One Man's Impact
On Dec. 19, radio host Charlie Sykes completed his last broadcast for WTMJ in Milwaukee, Wisconsin. His last hours on the air were adorned with encomia from some of the leading figures his show had helped to incubate: Reince Preibus, Scott Walker, Ron Johnson and Paul Ryan, among many others. For three and a half hours every day for 23 years, Wisconsinites got the Charlie Sykes catechism: free markets, rule of law, school reform, free speech (and anti-political-correctness) and strong families. The policy meal was substantial and nourishing, but that didn't mean the taste was bland. Sykes delivered information with just the right soupcon of humor and entertainment, and, of course, a hearty serving of Green Bay Packers hits.
Along with five other conservative talk radio hosts, and with the help of the Bradley Foundation (whose headquarters are in Milwaukee), Sykes helped to create a climate of opinion in Wisconsin that led to actual policy results. With the steady, smart, daily spadework of persuasion, Sykes opened his microphones to conservative reformers in politics, education and the courts. Long before the "blue wall" crumbled in the 2016 electoral map, Charlie Sykes had been scaling the ramparts of Wisconsin's entrenched liberal fortresses.
It wasn't all smooth sailing. Sykes regrets the boost he gave to Sheriff David Clarke, calling him his "Frankenstein monster." And there were election setbacks. "After 2008," he recalled, "I told people that conservatives were going to be invisible for a while. But, with time, our ideas would be back." It didn't take long. In 2010, Republican Scott Walker won the governorship, and improbably enough, egghead Ron Johnson (heavily promoted by the Charlie Sykes radio show) defeated Russ Feingold for the U.S. Senate. Paul Ryan was a frequent guest on Sykes' air as well as on a Sunday TV show Sykes hosted. Ryan honed his message on the Charlie Sykes show.
When many conservative talk radio hosts were finding that denouncing Republicans got more purchase than conservative reform ideas, Sykes stuck with substance. He beat the drum for Act 10 in Wisconsin, which limited collective bargaining by public employee unions and got state budget outlays under better control. A donnybrook followed. The 14 Democratic members of the state senate actually fled the state to Illinois to prevent the senate from voting, and the state capital was the scene of sit-ins and drum circles. Sykes provided pungent and lively analysis. He was there, manning the microphone, during Gov. Scott Walker's recall fight in 2012 as well, and drew attention to the abuse of power during the John Doe investigations -- two other crucial victories for the right.
While Sykes was driving the discussion, Wisconsin adopted far-reaching school-choice programs, became a right-to-work state and eliminated the prevailing wage for most public works projects (saving taxpayers money).

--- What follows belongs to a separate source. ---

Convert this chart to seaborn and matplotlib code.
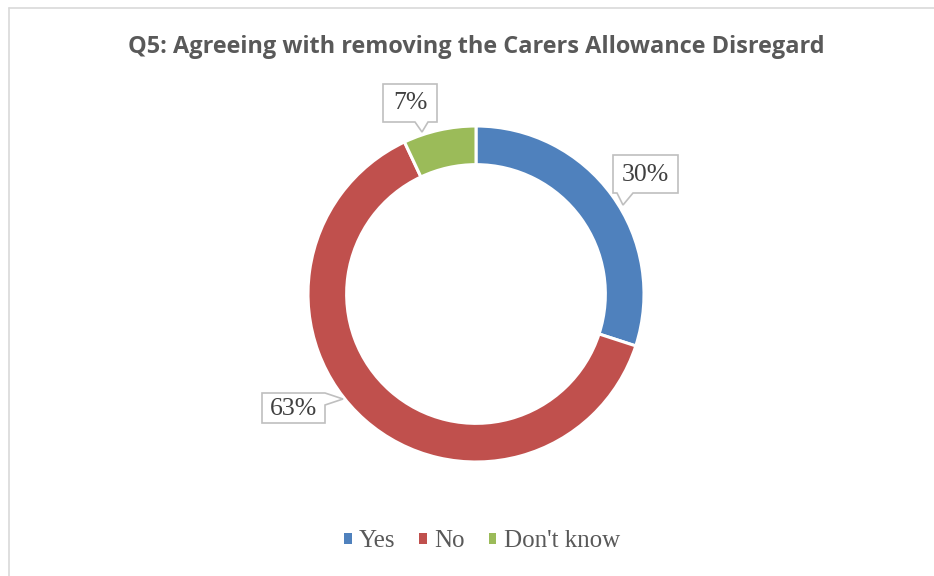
import matplotlib
matplotlib.use("Agg")
import matplotlib.pyplot as plt
from matplotlib.patches import Polygon, Rectangle
from matplotlib.lines import Line2D
import seaborn as sns

# Survey responses
categories = ["Yes", "No", "Don't know"]
shares = [30, 63, 7]
colors = ["#4F81BD", "#C0504D", "#9BBB59"]

sns.set_theme(style="white")
plt.rcParams["font.family"] = ["Liberation Serif", "DejaVu Serif"]

W, H = 934, 576
fig = plt.figure(figsize=(W / 100, H / 100), dpi=100)
fig.patch.set_facecolor("white")

# chart frame (top and left edges visible)
fig.add_artist(Line2D([9 / W, 9 / W], [0, 1 - 8 / H], transform=fig.transFigure,
                      color="#d9d9d9", lw=1.2))
fig.add_artist(Line2D([9 / W, 1], [1 - 8 / H, 1 - 8 / H], transform=fig.transFigure,
                      color="#d9d9d9", lw=1.2))

# donut
cx, cy, R = 476, 294, 168
ax = fig.add_axes([(cx - R) / W, (H - cy - R) / H, 2 * R / W, 2 * R / H])
wedges, _ = ax.pie(shares, colors=colors, startangle=90, counterclock=False,
                   radius=1.0, wedgeprops=dict(width=0.23, edgecolor="white", linewidth=2.2))
ax.set_xlim(-1, 1)
ax.set_ylim(-1, 1)
ax.set_aspect("equal")
ax.axis("off")

fig.text(476 / W, 1 - 47 / H, "Q5: Agreeing with removing the Carers Allowance Disregard",
         ha="center", va="center", fontsize=16.9, fontweight="bold",
         color="#595959", family=["Open Sans", "DejaVu Sans"])


def px(x, y):
    return (x / W, 1 - y / H)


def callout(points, text, tx, ty):
    poly = Polygon([px(x, y) for x, y in points], closed=True, transform=fig.transFigure,
                   facecolor="white", edgecolor="#bfbfbf", lw=1.2, zorder=5)
    fig.add_artist(poly)
    fig.text(tx / W, 1 - ty / H, text, ha="center", va="center", fontsize=18.5,
             color="#404040", zorder=6)


labels = [f"{v}%" for v in shares]

# Yes label (pointer down-left)
callout([(613, 155), (678, 155), (678, 193), (633, 193), (623, 205), (617, 193), (613, 193)],
        labels[0], 645.5, 175)
# No label (pointer to the right)
callout([(262, 393), (325, 393), (343, 399), (325, 405), (325, 423), (262, 423)],
        labels[1], 293.5, 409)
# Don't know label (pointer down)
callout([(383, 84), (437, 84), (437, 122), (428, 122), (422, 132), (415, 122), (383, 122)],
        labels[2], 410, 103)

# legend
handles = [Rectangle((0, 0), 1, 1, facecolor=c, edgecolor="none") for c in colors]
leg = fig.legend(handles, categories, loc="center", bbox_to_anchor=(482 / W, 1 - 541 / H),
                 ncol=3, frameon=False, fontsize=18, handlelength=0.3, handleheight=0.3,
                 handletextpad=0.3, columnspacing=0.95, labelcolor="#595959")

fig.savefig("out.png", dpi=100, facecolor="white")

On a recent show, one of his last, Sykes reported to listeners about attending a Bernie Sanders speech. Ticking off Sanders' juvenile proposals and incomplete understanding of basic economics, Sykes described Sanders' call for a minimum-wage increase to $15 per hour for maids who clean toilets in hotels and fast food workers. "Why," Sykes demanded, "is that not a good idea? What word did you not hear in Sanders' reasoning?"

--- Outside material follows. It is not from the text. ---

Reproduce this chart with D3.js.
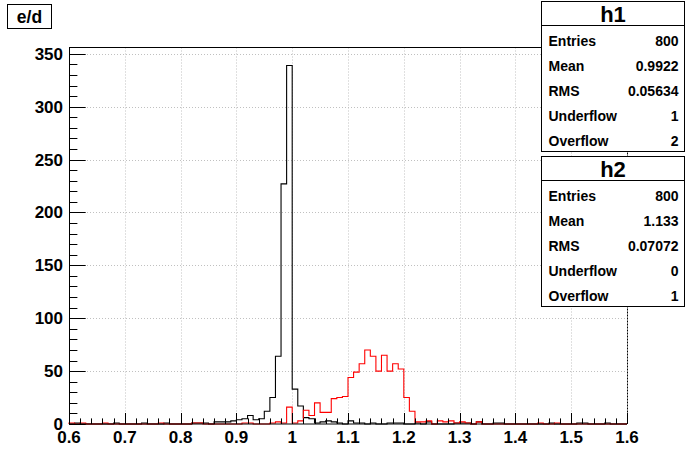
<!DOCTYPE html>
<html><head><meta charset="utf-8">
<script src="https://cdn.jsdelivr.net/npm/d3@7"></script>
<style>
body{margin:0;background:#fff;}
svg{display:block;font-family:"Liberation Sans",Arial,sans-serif;font-weight:bold;}
</style></head>
<body>
<svg id="c" width="696" height="472"></svg>
<script>
// ---- data ----
const xMin = 0.6, xMax = 1.6, nBins = 100;
const h1Counts = [
 0,1,0,0,0,0,0,0,1,0,
 0,0,0,1,0,0,0,1,0,0,
 0,0,1,1,1,0,2,2,2,3,
 4,5,8,4,5,12,25,64,227,339,
 33,17,6,5,1,2,3,2,1,0,
 3,1,1,0,1,0,0,1,1,1,
 0,0,1,0,2,0,0,0,0,1,
 1,1,0,2,0,0,1,1,0,0,
 0,0,0,0,0,0,1,0,0,0,
 0,1,1,0,0,0,1,0,0,0
];
const h2Counts = [
 1,0,1,0,0,0,1,0,0,0,
 0,0,0,0,0,0,1,0,0,0,
 0,0,1,1,0,0,0,0,0,0,
 0,1,1,0,0,0,1,2,1,16,
 1,3,13,8,20,11,11,24,25,26,
 44,49,57,70,64,50,65,50,57,52,
 25,12,2,2,3,0,3,2,3,1,
 2,1,0,2,0,0,0,0,0,0,
 0,0,0,0,1,0,0,1,0,0,
 0,0,0,0,0,0,0,0,0,0
];
const xTicks = [0.6,0.7,0.8,0.9,1.0,1.1,1.2,1.3,1.4,1.5,1.6];
const xTickLabels = ["0.6","0.7","0.8","0.9","1","1.1","1.2","1.3","1.4","1.5","1.6"];
const yTicks = [0,50,100,150,200,250,300,350];
const histTitle = "e/d";
const statNames = ["Entries","Mean","RMS","Underflow","Overflow"];
const h1Stats = ["800","0.9922","0.05634","1","2"];
const h2Stats = ["800","1.133","0.07072","0","1"];

// ---- layout ----
const L = 69, R = 627, T = 47.5, B = 424;
const svg = d3.select("#c");
const binW = (xMax - xMin) / nBins;
const yMax = d3.max(h1Counts.concat(h2Counts)) * 1.05;
const x = d3.scaleLinear().domain([xMin, xMax]).range([L, R]);
const y = d3.scaleLinear().domain([0, yMax]).range([B, T]);

// grid
const grid = svg.append("g").attr("stroke","#c0c0c0").attr("stroke-width",1).attr("stroke-dasharray","1,2");
xTicks.slice(1,-1).forEach(v=>{
  grid.append("line").attr("x1",Math.round(x(v))+0.5).attr("x2",Math.round(x(v))+0.5).attr("y1",T).attr("y2",B);
});
yTicks.slice(1).forEach(v=>{
  grid.append("line").attr("x1",L).attr("x2",R).attr("y1",Math.round(y(v))+0.5).attr("y2",Math.round(y(v))+0.5);
});

// frame
svg.append("line").attr("x1",L).attr("x2",R).attr("y1",T).attr("y2",T).attr("stroke","#000");
svg.append("line").attr("x1",R+0.5).attr("x2",R+0.5).attr("y1",T).attr("y2",B).attr("stroke","#000").attr("stroke-dasharray","2,1");

// histograms
function histPath(counts){
  let p = "M" + x(xMin) + "," + y(0);
  counts.forEach((c,i)=>{
    const x0 = x(xMin + i*binW), x1 = x(xMin + (i+1)*binW);
    p += "L" + x0 + "," + y(c) + "L" + x1 + "," + y(c);
  });
  p += "L" + x(xMax) + "," + y(0);
  return p;
}
svg.append("path").attr("d",histPath(h1Counts)).attr("fill","none").attr("stroke","#000").attr("stroke-width",1.1);
svg.append("path").attr("d",histPath(h2Counts)).attr("fill","none").attr("stroke","#ff0000").attr("stroke-width",1.1);

// axes
const xAxisG = svg.append("g").attr("transform","translate(0,"+B+")");
xAxisG.append("line").attr("x1",L).attr("x2",R).attr("stroke","#000");
const xMinor = d3.range(0,51).map(k=>xMin + k*0.02);
xMinor.forEach((v,k)=>{
  const len = (k%5===0) ? 11 : 5.6;
  xAxisG.append("line").attr("x1",Math.round(x(v))+0.5).attr("x2",Math.round(x(v))+0.5).attr("y1",0).attr("y2",-len).attr("stroke","#000");
});
xAxisG.selectAll("text.xl").data(xTicks).enter().append("text")
  .attr("x",d=>x(d)).attr("y",19).attr("text-anchor","middle")
  .attr("font-size",17).text((d,i)=>xTickLabels[i]);

const yAxisG = svg.append("g");
yAxisG.append("line").attr("x1",L+0.5).attr("x2",L+0.5).attr("y1",T).attr("y2",B).attr("stroke","#000");
d3.range(0,356,10).forEach(v=>{
  const len = (v%50===0) ? 16.7 : 8.4;
  yAxisG.append("line").attr("x1",L).attr("x2",L+len).attr("y1",Math.round(y(v))+0.5).attr("y2",Math.round(y(v))+0.5).attr("stroke","#000");
});
yAxisG.selectAll("text").data(yTicks).enter().append("text")
  .attr("x",63).attr("y",d=>y(d)+6).attr("text-anchor","end")
  .attr("font-size",17).text(d=>d);

// title box
svg.append("rect").attr("x",7.5).attr("y",4.5).attr("width",44).attr("height",24).attr("fill","#fff").attr("stroke","#000");
svg.append("text").attr("x",29.5).attr("y",22.5).attr("text-anchor","middle").attr("font-size",17.5).text(histTitle);

// stats boxes
function statBox(top, name, vals){
  const bx = 541.5, bw = 143, rowH = 25.2, titleH = 24;
  const g = svg.append("g");
  g.append("rect").attr("x",bx).attr("y",top).attr("width",bw).attr("height",titleH + rowH*5).attr("fill","#fff").attr("stroke","#000");
  g.append("line").attr("x1",bx).attr("x2",bx+bw).attr("y1",top+titleH).attr("y2",top+titleH).attr("stroke","#000");
  g.append("text").attr("x",bx+bw/2).attr("y",top+20).attr("text-anchor","middle").attr("font-size",22).text(name);
  statNames.forEach((s,i)=>{
    const cy = top + titleH + rowH*(i+0.5) + 2.5;
    g.append("text").attr("x",bx+7).attr("y",cy+5).attr("font-size",14).text(s);
    g.append("text").attr("x",bx+bw-6).attr("y",cy+5).attr("text-anchor","end").attr("font-size",14).text(vals[i]);
  });
}
statBox(1.5,"h1",h1Stats);
statBox(156.5,"h2",h2Stats);
</script>
</body></html>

Callers were prompt with suggestions. One woman offered "unemployment." Another suggested "productivity" (as in, you cannot force employers to pay workers more than their productive capacity allows without damaging the businesses beyond repair). Sykes submitted that "automation" was the word he had in mind vis-a-vis fast-food workers. The unintended consequence of increasing the minimum wage would be to encourage fast-food restaurants to switch to iPad ordering.
In April, Sykes made national news when Donald Trump, clearly unaware that Sykes was a stalwart anti-Trumper, appeared for an interview. It's impossible to say to what degree the Wisconsin talk-radio ecosystem affected the presidential primary, but the state turned out to be the last hurrah for the anti-Trump forces. Wisconsin Republicans were not Ted Cruz fans, but they rallied to him in large numbers to stop Trump. "I hoped it would be a firewall," Sykes reflects now, "but it turned out to be a speed bump."
Trump's victory and the changes in the audience he felt during the campaign left Sykes feeling "excommunicated" from the church of Republicanism (though he had decided before the election to give up his daily show). He's writing a book and thinking through what happened. "I figured conservatives would be in the wilderness for a while after the election," he notes. "I didn't realize it would be on a small, desert island."
We shall see. The Trump presidency may be the train wreck for conservative principles that many feared, or it may veer in a genuinely conservative/reformist direction. If the latter, it will be steered by the Wisconsin standouts -- Priebus, Ryan, Walker and Johnson -- that Charlie Sykes helped to launch.